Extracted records
────────

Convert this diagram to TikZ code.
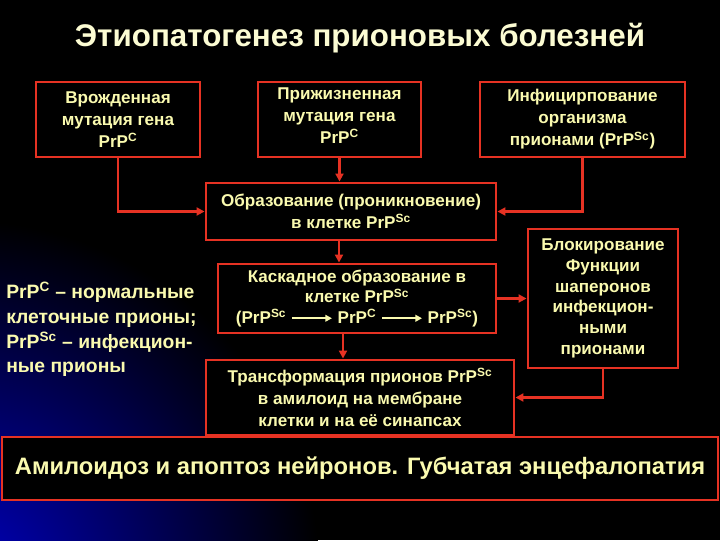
\documentclass[tikz,border=0pt]{standalone}
\usepackage{fontspec}
\setmainfont{Liberation Sans}
\usetikzlibrary{arrows.meta}
\definecolor{tx}{RGB}{250,250,175}
\definecolor{rd}{RGB}{230,50,35}
\newcommand{\prp}[1]{PrP\textsuperscript{#1}}
\newcommand{\yarr}{\tikz[baseline=-0.6ex]\draw[tx,line width=1.4pt,-{Triangle[length=5pt,width=5pt]}] (0,0)--(30pt,0);}
\begin{document}
\begin{tikzpicture}[x=0.75pt,y=-0.75pt,
  box/.style={draw=rd,line width=2.2pt,fill=black,text=tx,font=\bfseries\fontsize{12.8}{16.5}\selectfont,align=center,inner sep=0pt},
  con/.style={draw=rd,line width=2pt,-{Triangle[length=6pt,width=6pt]}}]
\fill[black] (0,0) rectangle (720,540);
\begin{scope}
\clip (0,0) rectangle (720,540);
\shade[inner color=blue!75!black,outer color=black] (-40,580) circle (360);
\end{scope}
\useasboundingbox (0,0) rectangle (720,540);
\node (title) [font=\bfseries\fontsize{23.5}{26}\selectfont,text=tx!55!white] at (360,38) {Этиопатогенез прионовых болезней};
\node (b1) [box,minimum width=164*0.75pt,minimum height=75*0.75pt] at (118,119.5) {Врожденная\\мутация гена\\\prp{C}};
\node (b2) [box,minimum width=163*0.75pt,minimum height=75*0.75pt,
  label={[text=tx,font=\bfseries\fontsize{12.8}{16.5}\selectfont,align=center,yshift=3pt]center:Прижизненная\\мутация гена\\\prp{C}}] at (339.5,119.5) {};
\node (b3) [box,minimum width=205*0.75pt,minimum height=75*0.75pt] at (582.5,119.5) {Инфицирпование\\организма\\прионами (\prp{Sc})};
\node (ob) [box,minimum width=290*0.75pt,minimum height=57*0.75pt] at (351,211.5) {Образование (проникновение)\\в клетке \prp{Sc}};
\node (ka) [box,minimum width=278*0.75pt,minimum height=69*0.75pt,font=\bfseries\fontsize{12.8}{15.5}\selectfont] at (357,298.5) {Каскадное образование в\\клетке \prp{Sc}\\(\prp{Sc} \yarr\ \prp{C} \yarr\ \prp{Sc})};
\node (tr) [box,minimum width=308*0.75pt,minimum height=75*0.75pt] at (360,397.5) {Трансформация прионов \prp{Sc}\\в амилоид на мембране\\клетки и на её синапсах};
\node (bl) [box,minimum width=150*0.75pt,minimum height=139*0.75pt,font=\bfseries\fontsize{12.8}{15.5}\selectfont] at (603,298.5) {Блокирование\\Функции\\шаперонов\\инфекцион-\\ными\\прионами};
\node (am) [box,minimum width=716*0.75pt,minimum height=63*0.75pt,font=\bfseries\fontsize{17.8}{20}\selectfont] at (360,468.5) {Амилоидоз и апоптоз нейронов. Губчатая энцефалопатия};
\node (lt) [anchor=north west,align=left,text=tx,font=\bfseries\fontsize{14.5}{18.5}\selectfont,inner sep=0pt] at (6,282) {\prp{C} – нормальные\\клеточные прионы;\\\prp{Sc} – инфекцион-\\ные прионы};
\draw[con] (b1.south) |- (ob.west);
\draw[con] (b2.south) -- (b2.south|-ob.north);
\draw[con] (b3.south) |- (ob.east);
\draw[con] (ob.south-|339,0) -- (ka.north-|339,0);
\draw[con] (ka.east) -- (bl.west);
\draw[con] (ka.south-|343,0) -- (tr.north-|343,0);
\draw[con] (bl.south) |- (tr.east);
\draw[draw=rd,line width=2pt] (tr.south-|350,0) -- (am.north-|350,0);
\end{tikzpicture}
\end{document}
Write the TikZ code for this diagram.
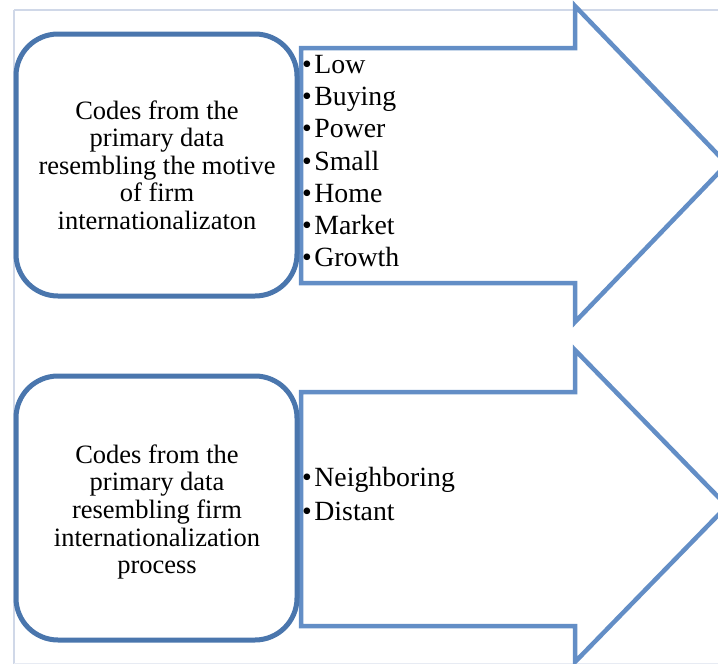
\documentclass[tikz,border=0pt]{standalone}
\usepackage{fontspec}
\setmainfont{Liberation Serif}
\newcommand{\itembullet}{•\hspace{2.5pt}}
\begin{document}
\begin{tikzpicture}[x=1pt,y=-1pt,
  framerule/.style={draw=frameline,line width=2pt},
  bigarrow/.style={draw=arrowblue,line width=4.5pt,fill=white,line join=miter,miter limit=10},
  codebox/.style={draw=boxblue,line width=5pt,fill=white,rounded corners=42pt},
  boxtext/.style={align=center,font=\fontsize{26.5}{27.6}\selectfont,inner sep=0pt},
  listtext/.style={align=left,anchor=north west,font=\fontsize{27.8}{32.2}\selectfont,inner sep=0pt}]
\definecolor{frameline}{RGB}{208,216,232}
\definecolor{arrowblue}{RGB}{99,142,198}
\definecolor{boxblue}{RGB}{74,118,173}
\useasboundingbox (0,0) rectangle (718,664);
\clip (0,0) rectangle (718,664);
% page frame
\draw[framerule] (14,10) -- (720,10);
\draw[framerule] (14,10) -- (14,666);
\draw[draw=frameline!50,line width=1pt] (14,663.5) -- (720,663.5);
% block arrows
\draw[bigarrow] (301,48) -- (575,48) -- (575,6) -- (727,164) -- (575,322)
  -- (575,283) -- (301,283) -- cycle;
\draw[bigarrow] (301,392) -- (575,392) -- (575,350) -- (727,506) -- (575,662)
  -- (575,626) -- (301,626) -- cycle;
% rounded code boxes
\draw[codebox] (16,34) rectangle (297,296);
\draw[codebox] (16,376) rectangle (297,640);
\node[boxtext] (motive) at (157,165) {Codes from the\\primary data\\resembling the motive\\of firm\\internationalizaton};
\node[boxtext] (process) at (157,512) {Codes from the\\primary data\\resembling firm\\internationalization\\process};
% bullet lists
\node[listtext] (motivelist) at (302,55) {\itembullet Low\\\itembullet Buying\\\itembullet Power\\\itembullet Small\\\itembullet Home\\\itembullet Market\\\itembullet Growth};
\node[listtext,font=\fontsize{27.8}{34}\selectfont] (processlist) at (302,467) {\itembullet Neighboring\\\itembullet Distant};
\end{tikzpicture}
\end{document}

────────

*Task instructions*
Keep the pictures out of your copy, and repeat every entry above exactly.

*Solved exercise*
Convert this diagram to TikZ code.
\documentclass[tikz,border=0pt]{standalone}
\usepackage{fontspec}
\setmainfont{Liberation Sans}
\usetikzlibrary{arrows.meta}
\definecolor{tx}{RGB}{250,250,175}
\definecolor{rd}{RGB}{230,50,35}
\newcommand{\prp}[1]{PrP\textsuperscript{#1}}
\newcommand{\yarr}{\tikz[baseline=-0.6ex]\draw[tx,line width=1.4pt,-{Triangle[length=5pt,width=5pt]}] (0,0)--(30pt,0);}
\begin{document}
\begin{tikzpicture}[x=0.75pt,y=-0.75pt,
  box/.style={draw=rd,line width=2.2pt,fill=black,text=tx,font=\bfseries\fontsize{12.8}{16.5}\selectfont,align=center,inner sep=0pt},
  con/.style={draw=rd,line width=2pt,-{Triangle[length=6pt,width=6pt]}}]
\fill[black] (0,0) rectangle (720,540);
\begin{scope}
\clip (0,0) rectangle (720,540);
\shade[inner color=blue!75!black,outer color=black] (-40,580) circle (360);
\end{scope}
\useasboundingbox (0,0) rectangle (720,540);
\node (title) [font=\bfseries\fontsize{23.5}{26}\selectfont,text=tx!55!white] at (360,38) {Этиопатогенез прионовых болезней};
\node (b1) [box,minimum width=164*0.75pt,minimum height=75*0.75pt] at (118,119.5) {Врожденная\\мутация гена\\\prp{C}};
\node (b2) [box,minimum width=163*0.75pt,minimum height=75*0.75pt,
  label={[text=tx,font=\bfseries\fontsize{12.8}{16.5}\selectfont,align=center,yshift=3pt]center:Прижизненная\\мутация гена\\\prp{C}}] at (339.5,119.5) {};
\node (b3) [box,minimum width=205*0.75pt,minimum height=75*0.75pt] at (582.5,119.5) {Инфицирпование\\организма\\прионами (\prp{Sc})};
\node (ob) [box,minimum width=290*0.75pt,minimum height=57*0.75pt] at (351,211.5) {Образование (проникновение)\\в клетке \prp{Sc}};
\node (ka) [box,minimum width=278*0.75pt,minimum height=69*0.75pt,font=\bfseries\fontsize{12.8}{15.5}\selectfont] at (357,298.5) {Каскадное образование в\\клетке \prp{Sc}\\(\prp{Sc} \yarr\ \prp{C} \yarr\ \prp{Sc})};
\node (tr) [box,minimum width=308*0.75pt,minimum height=75*0.75pt] at (360,397.5) {Трансформация прионов \prp{Sc}\\в амилоид на мембране\\клетки и на её синапсах};
\node (bl) [box,minimum width=150*0.75pt,minimum height=139*0.75pt,font=\bfseries\fontsize{12.8}{15.5}\selectfont] at (603,298.5) {Блокирование\\Функции\\шаперонов\\инфекцион-\\ными\\прионами};
\node (am) [box,minimum width=716*0.75pt,minimum height=63*0.75pt,font=\bfseries\fontsize{17.8}{20}\selectfont] at (360,468.5) {Амилоидоз и апоптоз нейронов. Губчатая энцефалопатия};
\node (lt) [anchor=north west,align=left,text=tx,font=\bfseries\fontsize{14.5}{18.5}\selectfont,inner sep=0pt] at (6,282) {\prp{C} – нормальные\\клеточные прионы;\\\prp{Sc} – инфекцион-\\ные прионы};
\draw[con] (b1.south) |- (ob.west);
\draw[con] (b2.south) -- (b2.south|-ob.north);
\draw[con] (b3.south) |- (ob.east);
\draw[con] (ob.south-|339,0) -- (ka.north-|339,0);
\draw[con] (ka.east) -- (bl.west);
\draw[con] (ka.south-|343,0) -- (tr.north-|343,0);
\draw[con] (bl.south) |- (tr.east);
\draw[draw=rd,line width=2pt] (tr.south-|350,0) -- (am.north-|350,0);
\end{tikzpicture}
\end{document}
Write the TikZ code for this diagram.
\documentclass[tikz,border=0pt]{standalone}
\usepackage{fontspec}
\setmainfont{Liberation Serif}
\newcommand{\itembullet}{•\hspace{2.5pt}}
\begin{document}
\begin{tikzpicture}[x=1pt,y=-1pt,
  framerule/.style={draw=frameline,line width=2pt},
  bigarrow/.style={draw=arrowblue,line width=4.5pt,fill=white,line join=miter,miter limit=10},
  codebox/.style={draw=boxblue,line width=5pt,fill=white,rounded corners=42pt},
  boxtext/.style={align=center,font=\fontsize{26.5}{27.6}\selectfont,inner sep=0pt},
  listtext/.style={align=left,anchor=north west,font=\fontsize{27.8}{32.2}\selectfont,inner sep=0pt}]
\definecolor{frameline}{RGB}{208,216,232}
\definecolor{arrowblue}{RGB}{99,142,198}
\definecolor{boxblue}{RGB}{74,118,173}
\useasboundingbox (0,0) rectangle (718,664);
\clip (0,0) rectangle (718,664);
% page frame
\draw[framerule] (14,10) -- (720,10);
\draw[framerule] (14,10) -- (14,666);
\draw[draw=frameline!50,line width=1pt] (14,663.5) -- (720,663.5);
% block arrows
\draw[bigarrow] (301,48) -- (575,48) -- (575,6) -- (727,164) -- (575,322)
  -- (575,283) -- (301,283) -- cycle;
\draw[bigarrow] (301,392) -- (575,392) -- (575,350) -- (727,506) -- (575,662)
  -- (575,626) -- (301,626) -- cycle;
% rounded code boxes
\draw[codebox] (16,34) rectangle (297,296);
\draw[codebox] (16,376) rectangle (297,640);
\node[boxtext] (motive) at (157,165) {Codes from the\\primary data\\resembling the motive\\of firm\\internationalizaton};
\node[boxtext] (process) at (157,512) {Codes from the\\primary data\\resembling firm\\internationalization\\process};
% bullet lists
\node[listtext] (motivelist) at (302,55) {\itembullet Low\\\itembullet Buying\\\itembullet Power\\\itembullet Small\\\itembullet Home\\\itembullet Market\\\itembullet Growth};
\node[listtext,font=\fontsize{27.8}{34}\selectfont] (processlist) at (302,467) {\itembullet Neighboring\\\itembullet Distant};
\end{tikzpicture}
\end{document}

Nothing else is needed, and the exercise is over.